Friday Blast #43
Optimal low-rank matrix approximation (2018) - decomposing matrices into pieces is one of the workhorses of engineering and statistics (and applied math). Recommender systems, image compression, PCA etc. all can be reduced to some form of matrix decomposition. Here John Cook speaks about the optimal approximation, which is, for general matrices, the SVD (no surprise there). I really liked the expression of \(A = \sum_{i} \alpha_i u_i v_i^T\). Makes it really clear just how “small” the decomposition can be.
What every engineer should know about open source software licenses (2018) - there’s a lot to know actually. From which licenses there are and the various families (copy left, Apache, MIT etc), to how and when to allow them in dependencies in code, to how to use them when open-sourcing company-time work. Good read overall.
Subscription hell (2018) #hn-link - a nice TechCrunch article about where we’re headed with subscription services. I’ll have a short piece on this soon as well.
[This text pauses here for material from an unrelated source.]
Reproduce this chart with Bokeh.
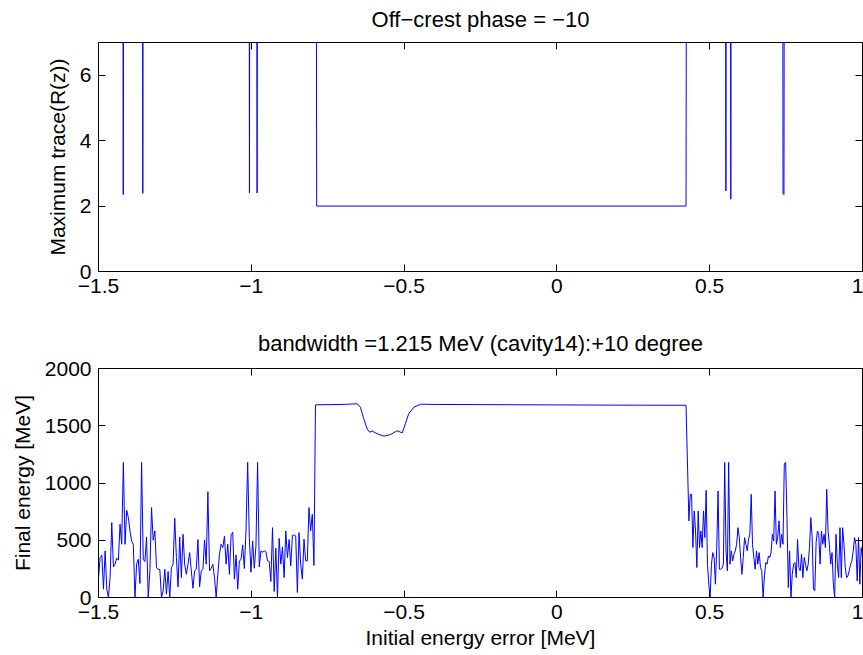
import numpy as np
from bokeh.plotting import figure
from bokeh.models import Range1d, LinearAxis, FixedTicker, Label
from bokeh.layouts import column
from bokeh.embed import file_html
from bokeh.resources import INLINE

# ---------------- data ----------------
x_ticks = [-1.5, -1.0, -0.5, 0.0, 0.5, 1.0]
x_tick_labels = ["\u22121.5", "\u22121", "\u22120.5", "0", "0.5", "1"]
top_y_ticks = [0, 2, 4, 6]
bot_y_ticks = [0, 500, 1000, 1500, 2000]

# top panel: maximum trace of R(z); values far above the axis limit are off-scale
HIGH = 30.0
trace_x = [-1.5, -1.4225, -1.419, -1.4155, -1.3585, -1.355, -1.3515,
           -1.0095, -1.006, -1.0025, -0.9845, -0.981, -0.9775,
           -0.7905, -0.786, 0.4225, 0.427,
           0.5495, 0.553, 0.5565, 0.5655, 0.569, 0.5725,
           0.7365, 0.740, 0.743, 0.7465, 1.0]
trace_y = [HIGH, HIGH, 2.35, HIGH, HIGH, 2.39, HIGH,
           HIGH, 2.40, HIGH, HIGH, 2.40, HIGH,
           HIGH, 2.0, 2.0, HIGH,
           HIGH, 2.46, HIGH, HIGH, 2.21, HIGH,
           HIGH, 2.39, 2.35, HIGH, HIGH]

# bottom panel: final energy [MeV]
left_noise_start, left_noise_end = -1.5, -0.795
left_noise = [174, 349, 372, 73, 407, 73, 0, 174, 654, 267,
              291, 343, 326, 640, 465, 1180, 465, 762, 698, 581,
              494, 465, 0, 291, 334, 122, 1180, 334, 314, 529,
              0, 233, 785, 500, 581, 262, 244, 247, 0, 58,
              247, 29, 227, 0, 262, 291, 692, 349, 93, 529,
              174, 552, 291, 203, 291, 392, 233, 81, 233, 247,
              506, 93, 233, 250, 503, 291, 924, 233, 256, 291,
              174, 0, 203, 378, 465, 436, 535, 291, 465, 203,
              547, 570, 160, 372, 73, 320, 331, 459, 253, 581,
              1180, 523, 221, 494, 256, 448, 1180, 267, 407, 395,
              407, 401, 320, 314, 140, 610, 52, 430, 0, 517,
              291, 442, 174, 581, 349, 506, 276, 541, 547, 538,
              44, 567, 291, 160, 509, 320, 320, 785, 581, 727,
              280]

plateau_x = [-0.790, -0.787, -0.70, -0.653, -0.643, -0.632, -0.621, -0.613,
             -0.604, -0.588, -0.566, -0.544, -0.523, -0.506, -0.496, -0.485,
             -0.468, -0.446, -0.40, -0.2, 0.0, 0.2, 0.4, 0.4225]
plateau_y = [1683, 1683, 1686, 1692, 1662, 1561, 1473, 1444,
             1453, 1430, 1409, 1424, 1456, 1438, 1517, 1604,
             1662, 1688, 1686, 1684, 1682, 1680, 1679, 1679]

right_noise_start, right_noise_end = 0.432, 1.0
right_noise = [669, 901, 901, 436, 756, 581, 262, 756, 436, 581,
               436, 756, 523, 936, 291, 116, 0, 291, 392, 349,
               116, 436, 930, 247, 247, 256, 291, 1180, 407, 233,
               1180, 291, 407, 320, 378, 407, 465, 610, 523, 349,
               203, 349, 523, 465, 407, 509, 552, 901, 465, 349,
               247, 407, 291, 392, 262, 233, 0, 189, 305, 291,
               363, 349, 392, 552, 494, 930, 465, 523, 669, 436,
               552, 465, 1170, 1180, 698, 87, 407, 0, 203, 291,
               305, 174, 506, 262, 233, 378, 174, 349, 291, 233,
               291, 436, 698, 523, 73, 58, 480, 581, 552, 291,
               581, 465, 552, 436, 945, 581, 465, 291, 392, 116,
               0, 552, 291, 174, 610, 174, 610, 465, 262, 174,
               189, 233, 291, 320, 407, 523, 465, 145, 523, 116,
               436, 349]

energy_x = (list(np.linspace(left_noise_start, left_noise_end, len(left_noise)))
            + plateau_x
            + list(np.linspace(right_noise_start, right_noise_end, len(right_noise))))
energy_y = left_noise + plateau_y + right_noise

top_title = "Off\u2212crest phase = \u221210"
bottom_title = "bandwidth =1.215 MeV (cavity14):+10 degree"

# ---------------- styling helpers ----------------
FONT = "Liberation Sans"
FS = "21px"
TFS = "22px"
BLUE = "#0000ff"
X_MIN, X_MAX = -1.5, 1.0
W = 863
LEFT = 98


def title_fig(text, height, center_from_top):
    # a thin text-only strip holding a subplot title; its frame lines up with the axes frame
    t = figure(width=W, height=height, output_backend="svg", toolbar_location=None,
               x_range=Range1d(X_MIN, X_MAX), y_range=Range1d(0, height),
               x_axis_type=None, y_axis_type=None,
               min_border_left=LEFT, min_border_right=1, min_border_top=0, min_border_bottom=0)
    t.outline_line_color = None
    t.xgrid.visible = False
    t.ygrid.visible = False
    t.add_layout(Label(x=(X_MIN + X_MAX) / 2, y=height - center_from_top, text=text,
                       text_align="center", text_baseline="middle",
                       text_font=FONT, text_font_size=TFS, text_color="black"))
    return t


def style_axes(p, y_ticks):
    p.xgrid.visible = False
    p.ygrid.visible = False
    p.outline_line_color = "black"
    p.outline_line_width = 1
    p.outline_line_alpha = 1
    xax = p.below[0]
    yax = p.left[0]
    for ax in (xax, yax):
        ax.major_tick_in = 7
        ax.major_tick_out = 0
        ax.minor_tick_line_color = None
        ax.axis_line_color = "black"
        ax.major_tick_line_color = "black"
        ax.major_label_text_font = FONT
        ax.major_label_text_font_size = FS
        ax.major_label_text_color = "black"
        ax.axis_label_text_font = FONT
        ax.axis_label_text_font_size = FS
        ax.axis_label_text_font_style = "normal"
        ax.axis_label_text_color = "black"
    xax.ticker = FixedTicker(ticks=x_ticks)
    xax.major_label_overrides = {t: l for t, l in zip(x_ticks, x_tick_labels)}
    xax.major_label_standoff = 7
    yax.ticker = FixedTicker(ticks=y_ticks)
    yax.major_label_overrides = {t: str(t) for t in y_ticks}
    yax.major_label_standoff = 7
    yax.axis_label_standoff = 8

    right = LinearAxis(ticker=FixedTicker(ticks=y_ticks), major_label_text_font_size="0px",
                       major_tick_in=7, major_tick_out=0, minor_tick_line_color=None,
                       axis_line_color=None, major_label_standoff=0)
    right.major_label_overrides = {t: "" for t in y_ticks}
    p.add_layout(right, "right")
    above = LinearAxis(ticker=FixedTicker(ticks=x_ticks), major_label_text_font_size="0px",
                       major_tick_in=7, major_tick_out=0, minor_tick_line_color=None,
                       axis_line_color=None, major_label_standoff=0)
    above.major_label_overrides = {t: "" for t in x_ticks}
    p.add_layout(above, "above")
    return xax, yax


# ---------------- top ----------------
t1 = title_fig(top_title, 34, 19)
p1 = figure(width=W, height=286, output_backend="svg", toolbar_location=None,
            x_range=Range1d(X_MIN, X_MAX), y_range=Range1d(0, 7),
            min_border_left=LEFT, min_border_right=1, min_border_top=8, min_border_bottom=49)
p1.line(trace_x, trace_y, line_color=BLUE, line_width=1)
x1, y1 = style_axes(p1, top_y_ticks)
y1.axis_label = "Maximum trace(R(z))"

# ---------------- bottom ----------------
t2 = title_fig(bottom_title, 38, 23)
p2 = figure(width=W, height=297, output_backend="svg", toolbar_location=None,
            x_range=Range1d(X_MIN, X_MAX), y_range=Range1d(0, 2000),
            min_border_left=LEFT, min_border_right=1, min_border_top=10, min_border_bottom=58)
p2.line(energy_x, energy_y, line_color=BLUE, line_width=1)
x2, y2 = style_axes(p2, bot_y_ticks)
y2.axis_label = "Final energy [MeV]"
x2.axis_label = "Initial energy error [MeV]"
x2.axis_label_standoff = 4

layout = column(t1, p1, t2, p2, spacing=0)
open("out.html", "w").write(file_html(layout, INLINE))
Encoding vs encryption vs hashing vs obfuscation (2011) - simply what each is. A working programmer encounters all of them, so it’s good to be precise about these things.
Migrations - the sole scalable fix to tech debt (2018) - here’s an interesting piece. All organizationas, whether technical or not, accumulate tech debt. You have to clean it up sometime, lest it overwhelms you (and causes the breakdown of business processes as well). But the author, an experienced manager, argues that the solution is a migration, rather than constantly patching and fixing the status quo. A migration means a large scale move from one system / platform etc. to another, which implicitly adresess a lot of the issues currently faced by the organization.
Chatbots were the next big thing - what happened? (2018) - the NLP just wasn’t there yet. But it’s more complicated than that - there were inflated expectations, UX issues to cross (text != GUIs we’re used to), tech issues (many platforms were not ready to become chat-based). But as things evolve, and as AI problems become AI reality, we’ll probably see chatbots make a comeback.